A Bridge affiliate, MacArthur Transit Community Partners, is developing the expansive mixed-use project at Oakland’s MacArthur BART station, according to Cynthia Parker, Bridge’s president and CEO. Its first housing development, the 90-unit Mural project, will open this year, with another 534 affordable and market-rate units yet to be built around the station. The $350 million MacArthur Station project also includes a future 478-space parking garage for BART riders and 42,500 square feet of commercial and retail space.
Bridge is also building a 115-unit affordable rental housing project, called the Cornerstone apartments, next to the San Leandro BART station, scheduled to open next year.
“BART is a transit mainstay of the Bay Area, and a terrific partner for Bridge,” Parker said in a statement. “Transit-oriented development is one of our key strategies to achieving growth and providing affordable homes within sustainable commute distances to jobs plus access to retail and services.”
Parker describes the need for cheaper-than-market-rate housing in the region as “unbelievably high.” Housing costs in the Bay Area are among the highest in the nation.
“While we have strong job growth and low unemployment, wages are not keeping pace with skyrocketing rents,” she said. “People are employed, but at moderate and lower wage levels, they simply cannot afford the cost of housing.”
Compared to the average Bay Area market-rate rent topping $2,200 per month, apartment rents at the Bridge developments are within reach of lower-wage workers. Lyn Hikida, a Bridge spokeswoman, said monthly rents range from $399 to $1,424 at Trestle Glen in Daly City, and $493 to $1,155 at Marea Alta in San Leandro. When it opens, monthly rents at the Mural apartment complex in Oakland will range from $450 to $1,100.

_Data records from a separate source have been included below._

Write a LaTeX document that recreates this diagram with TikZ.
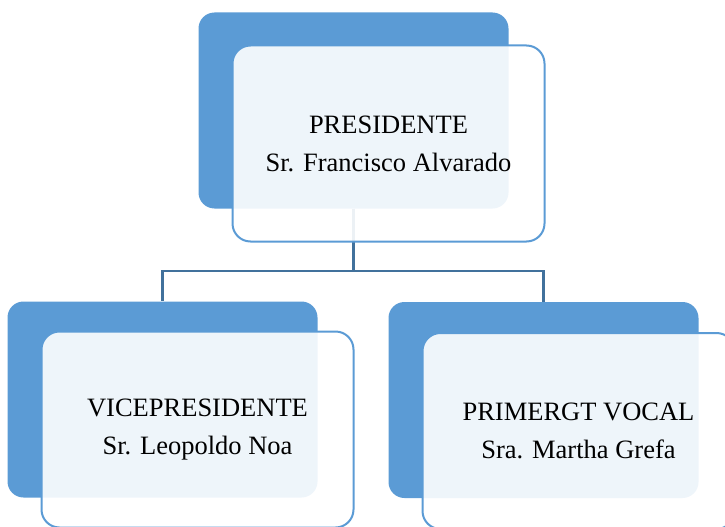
\documentclass[tikz,border=0pt]{standalone}
\usepackage{fontspec}
\setmainfont{Liberation Serif}
\usepackage{tikz}

\definecolor{cargo}{RGB}{91,155,213}
\definecolor{enlace}{RGB}{65,113,156}

\begin{document}
\begin{tikzpicture}[x=1pt, y=-1pt,
    back/.style={rectangle, rounded corners=16pt, fill=cargo, draw=none,
        minimum width=310pt, minimum height=196pt, inner sep=0pt},
    front/.style={rectangle, rounded corners=18pt, fill=white, fill opacity=0.9,
        text opacity=1, draw=cargo, draw opacity=1, line width=2pt,
        minimum width=312pt, minimum height=196pt, inner sep=0pt, align=center,
        font=\fontsize{26.5}{38}\selectfont},
    link/.style={draw=enlace, line width=2.4pt}]

        \useasboundingbox (0,0) rectangle (725,527);

        % Cajas de fondo
        \node[back] (presBack) at (353.5,110.5) {};
        \node[back] (viceBack) at (162.5,399.5) {};
        \node[back] (vocalBack) at (543.5,400) {};

        % Lineas
        \coordinate (fork) at (353.5,271);
        \draw[link] (presBack.south) -- (fork) -| (viceBack.north);
        \draw[link] (fork) -| (vocalBack.north);

        % Cajas con texto
        \node[front, xshift=35pt, yshift=-33pt] (presFront) at (presBack) {PRESIDENTE\\Sr. Francisco Alvarado};
        \node[front, xshift=35pt, yshift=-30pt] (viceFront) at (viceBack) {VICEPRESIDENTE\\Sr. Leopoldo Noa};
        \node[front, xshift=35pt, yshift=-31pt] (vocalFront) at (vocalBack) {PRIMERGT VOCAL\\Sra. Martha Grefa};
\end{tikzpicture}
\end{document}
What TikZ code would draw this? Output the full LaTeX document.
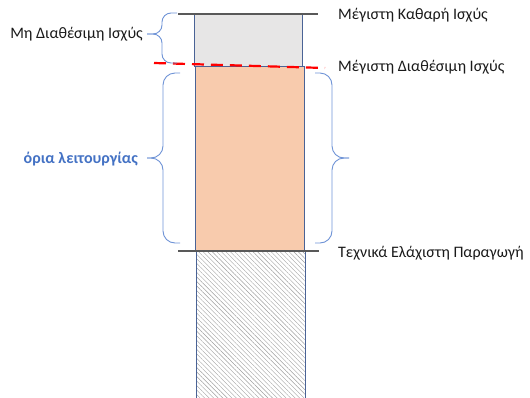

Solomon Ets-Hokin, senior vice president in the Oakland office of Colliers International, and other Bay Area retail brokers said the success of retail in TOD projects has been a mixed bag thus far. Ets-Hokin said retail plays a crucial role in their overall vitality. He said some of the developers of BART TOD projects “get” retail and have created successful spaces, including those of larger size with high ceilings, convenient parking, good visibility and customer foot traffic and such basics as good delivery and trash service.
Ets-Hokin said the rising, $4.5 billion Transbay Transit Center development in downtown San Francisco—of which BART will be only one of many public transit providers—will represent the gold standard of retail/mass transit interface, as it will draw up to 45 million passengers and visitors annually. Tenants are currently being sought to fill 160,000 square feet of retail and restaurant space. He added the conversion of the former 400,000-square-foot Sears department store in downtown Oakland—which sits atop the BART station at 19th Street—by Palo Alto-based Lane Partners to become a home for street-level retailers and tech companies on the upper floors has potential for success.
Office space tends to be an easier sell at TOD projects, according to Jim Beeger, senior vice president in the San Jose office of Colliers International. Average asking lease rates are high and vacancy rates almost non-existent at such developments throughout the Bay Area, Beeger said, especially where tech companies involved in the Internet and social networking locate.
“Companies in that sector, especially when they have younger employees, are thrilled to locate in TOD developments, to provide that transit option for their employees,” he said.